Stroud v. Casey

Decision Date01 January 1860
PartiesS. M. STROUD AND ANOTHER v. MARTIN CASEY AND ANOTHER.
CourtTexas Supreme Court
OPINION TEXT STARTS HERE

The plaintiff in execution, and his attorney who recovered the judgment, are deemed to be purchasers with notice of all errors and irregularities in the proceedings and judgment in the suit; and where the plaintiff bought a tract of land at sheriff's sale on execution, under a judgment in his favor, and conveyed the same to the attorneys who procured the judgment, and the judgment was afterwards reversed by the supreme court for error therein, held, that the reversal of the judgment puts an end to the title so acquired.

It is perfectly well settled, that where there has been a sale under execution of lands or goods, and a stranger is the purchaser, bona fide, his title will not be affected by the subsequent reversal of the judgment.

Where the plaintiffs in an action of trespass to try title, recover judgment for the land against a defendant claiming the land, whose vendor is also made defendant, against whom the first named defendant recovers in the same suit a judgment for the purchase money paid by him; on appeal, to this court, if it appear that the plaintiff's title is insufficient to recover on, and the judgment rendered in their favor be reversed, the judgment for the defendant against his codefendant depending upon the former, will also be reversed.

APPEAL from Rusk. Tried below before Hon. C. A. Frazer.

This suit of trespass to try title to a certain tract of land in Rusk county, was begun by Jesse Forrest v. Thomas G. Aikin. During its progress Thomas Pitner and Martin Casey intervened and asked to be substituted as plaintiffs in the stead of Forrest, alleging that the plaintiff since the institution of this suit had conveyed the land in controversy to them. Pitner afterwards died, and Sampson Christie, executor of his will, became a party. The defendant Aiken suggested that he had purchased from S. M. Stroud, who was also made a party. Forrest alleged in his petition ownership to the land derived through a sale by the sheriff, on the third day of January, 1854, on an execution in his own favor issued against one Jesse Hitson, for two thousand dollars, founded on a judgment obtained by said plaintiff by said Hitson for said amount, in the year 1853; and that at the time of the levy said land was possessed and claimed by said Hitson; and that he bid one hundred dollars for said land, and paid the amount of his said bid to the sheriff, who made to him on the third day of January, 1854, a deed to the same; which was made a part of the petition.

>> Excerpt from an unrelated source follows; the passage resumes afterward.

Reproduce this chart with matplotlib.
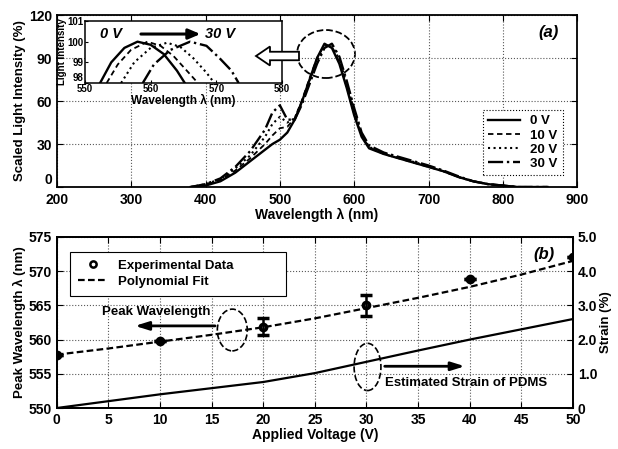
import matplotlib
matplotlib.use("Agg")
from matplotlib import pyplot as plt
from matplotlib.lines import Line2D
from matplotlib.patches import Ellipse, FancyArrow

plt.rcParams['font.family'] = ['Liberation Sans', 'DejaVu Sans']
plt.rcParams['font.weight'] = 'bold'
plt.rcParams['axes.labelweight'] = 'bold'

# ---- panel (a): spectra
wavelength = [380, 400, 420, 440, 460, 480, 490, 500, 510, 520, 530, 540, 550, 560, 570,
              580, 590, 600, 610, 620, 640, 660, 680, 700, 720, 740, 760, 780, 800, 820, 860]
spec_0v = [0, 1, 4, 10, 18, 26, 30, 33, 38, 47, 60, 75, 90, 100, 97,
           86, 69, 50, 35, 27, 23, 20, 17, 14, 11, 7, 4, 2, 1, 0, 0]
spec_10v = [0, 1.5, 5, 11.5, 20, 30, 36, 41, 42, 48, 61, 76, 90, 99, 98,
            87, 70, 51, 36, 27.5, 23, 20, 17, 14, 11, 7, 4, 2, 1, 0, 0]
spec_20v = [0, 2, 5.5, 13, 22, 35, 44, 49, 45, 48, 60, 74, 88, 98, 99,
            89, 72, 53, 37, 28, 23.5, 20.5, 17.5, 14.5, 11, 7, 4, 2, 1, 0, 0]
spec_30v = [0, 2, 6, 14, 25, 40, 52, 57, 47, 47, 58, 72, 86, 97, 100,
            91, 74, 55, 38, 29, 24, 21, 18, 15, 11.5, 7.5, 4, 2, 1, 0, 0]
spec_labels = ['0 V', '10 V', '20 V', '30 V']

# inset: zoom on the peaks
ins_x_0v = [552.3, 554, 556, 558, 560, 562, 564, 565.2]
ins_y_0v = [98, 99.0, 99.7, 100, 99.85, 99.4, 98.6, 98]
ins_x_10v = [553.3, 555, 557, 559.5, 561.5, 563.5, 565.5, 567.2]
ins_y_10v = [98, 98.9, 99.6, 100, 99.8, 99.3, 98.6, 98]
ins_x_20v = [555.5, 557.5, 560, 562.5, 564.5, 566.5, 568.5, 569.7]
ins_y_20v = [98, 99.0, 99.7, 99.95, 99.75, 99.2, 98.5, 98]
ins_x_30v = [558.8, 560.5, 563, 566, 568.5, 570.5, 572.3, 573.4]
ins_y_30v = [98, 98.9, 99.6, 100, 99.8, 99.2, 98.6, 98]

# ---- panel (b)
voltage = [0, 10, 20, 30, 40, 50]
peak_wl = [557.75, 559.8, 561.9, 565.0, 568.8, 572.0]
peak_err = [0, 0, 1.25, 1.5, 0, 0]
fit_v = [0, 5, 10, 15, 20, 25, 30, 35, 40, 45, 50]
fit_wl = [557.8, 558.7, 559.7, 560.7, 561.8, 563.1, 564.6, 566.1, 567.7, 569.5, 571.5]
strain = [0, 0.2, 0.4, 0.58, 0.76, 1.02, 1.35, 1.68, 2.0, 2.3, 2.6]

styles = [dict(ls='-', lw=1.7), dict(ls=(0, (3, 2)), lw=1.3),
          dict(ls=':', lw=1.5), dict(ls='-.', lw=1.7)]


def style_axes(ax):
    ax.tick_params(direction='in', top=True, right=True, labelsize=10, length=4)
    ax.grid(True, ls=':', color='0.35', lw=0.8)
    for s in ax.spines.values():
        s.set_linewidth(1.3)


fig = plt.figure(figsize=(6.18, 4.49), dpi=100)

# ---------------- top panel
ax1 = fig.add_axes([0.092, 0.5835, 0.842, 0.383])
for ys, lab, st in zip([spec_0v, spec_10v, spec_20v, spec_30v], spec_labels, styles):
    ax1.plot(wavelength, ys, color='black', label=lab, **st)
ax1.set_xlim(200, 900)
ax1.set_ylim(0, 120)
ax1.set_xticks(range(200, 901, 100))
ax1.set_yticks([0, 30, 60, 90, 120])
style_axes(ax1)
ax1.tick_params(axis='x', pad=4)
ax1.get_yticklabels()[0].set_va('bottom')
ax1.set_xlabel('Wavelength λ (nm)', fontsize=10, labelpad=1)
ax1.set_ylabel('Scaled Light Intensity (%)', fontsize=9.5, labelpad=2)
ax1.text(0.965, 0.9, '(a)', transform=ax1.transAxes, fontsize=12,
         fontstyle='italic', fontweight='bold', ha='right', va='center')
leg1 = ax1.legend(loc='lower right', bbox_to_anchor=(0.985, 0.03), fontsize=9.5,
                  handlelength=2.4, labelspacing=0.15, borderpad=0.4,
                  fancybox=False, edgecolor='black', framealpha=1)
leg1.get_frame().set_linewidth(0.8)
leg1.get_frame().set_linestyle(':')
ax1.add_patch(Ellipse((562, 92.8), 78, 33.5, fill=False, ls='--', lw=1.3,
                      color='black'))

# hollow arrow pointing from the peak to the inset
fig.add_artist(FancyArrow(2.99, 4.49 - 0.56, -0.43, 0, width=0.085,
                          head_width=0.19, head_length=0.14,
                          length_includes_head=True, facecolor='white',
                          edgecolor='black', lw=1.3,
                          transform=fig.dpi_scale_trans))

# inset
axi = fig.add_axes([0.1375, 0.8151, 0.3188, 0.1381])
for xs, ys, st in zip([ins_x_0v, ins_x_10v, ins_x_20v, ins_x_30v],
                      [ins_y_0v, ins_y_10v, ins_y_20v, ins_y_30v], styles):
    axi.plot(xs, ys, color='black', **st)
axi.set_xlim(550, 580)
axi.set_ylim(98, 101)
axi.set_xticks([550, 560, 570, 580])
axi.set_yticks([98, 99, 100, 101])
axi.tick_params(direction='in', labelsize=7, length=2, pad=1)
axi.get_yticklabels()[0].set_va('bottom')
for s in axi.spines.values():
    s.set_linewidth(1.1)
axi.set_xlabel('Wavelength λ (nm)', fontsize=8.5, labelpad=0)
axi.set_ylabel('Light Intensity', fontsize=7, labelpad=0)
axi.text(0.075, 0.79, '0 V', transform=axi.transAxes, fontsize=10.5,
         fontstyle='italic', fontweight='bold', va='center')
axi.text(0.61, 0.79, '30 V', transform=axi.transAxes, fontsize=10.5,
         fontstyle='italic', fontweight='bold', va='center')
axi.annotate('', xy=(0.6, 0.79), xytext=(0.27, 0.79), xycoords='axes fraction',
             arrowprops=dict(arrowstyle='-|>,head_width=0.3,head_length=0.7',
                             color='black', lw=2.2))

# ---------------- bottom panel
ax2 = fig.add_axes([0.092, 0.0913, 0.835, 0.381])
ax2.plot(fit_v, fit_wl, color='black', ls=(0, (3, 1.5)), lw=1.6)
ax2.errorbar(voltage, peak_wl, yerr=peak_err, fmt='o', color='black', mfc='none',
             mew=2.5, ms=4.5, capsize=4, elinewidth=1.8, capthick=1.8)
ax2.set_xlim(0, 50)
ax2.set_ylim(550, 575)
ax2.set_xticks(range(0, 51, 5))
ax2.set_yticks(range(550, 576, 5))
style_axes(ax2)
ax2.tick_params(right=False)
ax2.set_xlabel('Applied Voltage (V)', fontsize=10, labelpad=1)
ax2.set_ylabel('Peak Wavelength λ (nm)', fontsize=9.5, labelpad=2)
ax2.set_zorder(2)
ax2.patch.set_visible(False)

leg_handles = [Line2D([], [], ls='none', marker='o', color='black', mfc='none',
                      mew=1.8, ms=4.5),
               Line2D([], [], color='black', ls=(0, (3, 1.5)), lw=1.6)]
leg2 = ax2.legend(leg_handles, ['Experimental Data', 'Polynomial Fit'],
                  loc='upper left', bbox_to_anchor=(0.012, 0.953, 0.445, 0),
                  mode='expand', fontsize=9.5, handlelength=2.3, labelspacing=0.3,
                  borderpad=0.6, fancybox=False, edgecolor='black', framealpha=1)
leg2.get_frame().set_linewidth(0.8)

ax2.text(0.965, 0.9, '(b)', transform=ax2.transAxes, fontsize=12,
         fontstyle='italic', fontweight='bold', ha='right', va='center')
ax2.add_patch(Ellipse((17.0, 561.4), 2.9, 6.1, fill=False, ls='--', lw=1.2, color='black'))
ax2.add_patch(Ellipse((30.1, 556.0), 2.6, 6.9, fill=False, ls='--', lw=1.2, color='black'))
ax2.text(4.4, 564.0, 'Peak Wavelength', fontsize=9.5, va='center')
ax2.annotate('', xy=(7.3, 562.0), xytext=(15.6, 562.0),
             arrowprops=dict(arrowstyle='-|>,head_width=0.25,head_length=0.8',
                             color='black', lw=2))
ax2.text(31.8, 553.6, 'Estimated Strain of PDMS', fontsize=9.5, va='center')
ax2.annotate('', xy=(39.8, 556.1), xytext=(31.5, 556.1),
             arrowprops=dict(arrowstyle='-|>,head_width=0.25,head_length=0.8',
                             color='black', lw=2))

ax3 = ax2.twinx()
ax3.plot(fit_v, strain, color='black', lw=1.6)
ax3.set_ylim(0, 5)
ax3.set_yticks([0, 1, 2, 3, 4, 5])
ax3.set_yticklabels(['0', '1.0', '2.0', '3.0', '4.0', '5.0'])
ax3.tick_params(direction='in', labelsize=10, length=4)
ax3.set_ylabel('Strain (%)', fontsize=9.5, labelpad=2)
for s in ax3.spines.values():
    s.set_linewidth(1.3)

fig.savefig('out.png', dpi=100)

Pitner and Casey alleged that after the institution of this suit, to wit, on the 23d day of May, 1854, the plaintiff, Forrest, sold and conveyed to them all his right, title and interest to the land sued for; and attached to their petition a deed thereto from said Forrest, as an exhibit, bearing date with the day of sale as above stated. An amended petition filed by Pitner and Casey alleged matters of fraudulent combination between S. M. Stroud and Hitson, to defeat the title claimed by them under said sheriff's sale, which need not be stated in this place.

The defendant Aiken pleaded that he was a purchaser of the land in question for a valuable consideration, to wit, nine hundred dollars, from one S. M. Stroud, whose bond for title he still held; that on said purchase he had paid to Stroud four hundred and ten dollars, and prayed that Stroud be cited to defend this suit, and that if plaintiff recovered the land for judgment against Stroud for the amount so paid him.

Stroud entered himself a party defendant to defend the suit for his tenant, Thomas Aiken--he pleaded the general issue and answered specially, that “the pretended sale of said land under execution against one Jesse Hitson was illegal and void; that said judgment from which execution issued, was obtained by Jesse Forrest, the plaintiff in suit, against Jesse Hitson, and afterwards, to wit, at the sitting of the supreme court at Tyler, the said judgment was reversed and declared erroneous, of which the said Jesse Forrest had notice.” Said answer further alleges that the said land was bid off by said Forrest, and that no other consideration was paid than the credit entered by the sheriff on said execution, and that the same did not extinguish any indebtedness of said Hitson, there being then no subsisting judgment against him. Stroud answered further, denying that Hitson ever had title to said land, but that at the date of the sale and at the commencement of this suit, the title thereto was in himself.

Casey and Pitner's executor, S. Christie, by way of amendment, replied, that the judgment obtained by Forrest against Hitson in the district court at the fall term, 1853, was afterwards reversed in the supreme court, and was remanded for further proceedings, and said cause being removed to the county of Nacogdoches, at the spring term of the district court for said county, A. D. 1857, a final judgment was entered against said Hitson for the sum of two thousand and five hundred dollars, and costs of suit, which judgment remains unsatisfied. The amendment or replication referred to a transcript of the record of said cause, filed therewith as a part thereof. Also that they purchased the land in good faith from Forrest, without notice of the reversal of the original judgment in favor of Forrest against Hitson at the time of making the purchase; that they paid to Forrest at the date of the deed to them the consideration recited therein.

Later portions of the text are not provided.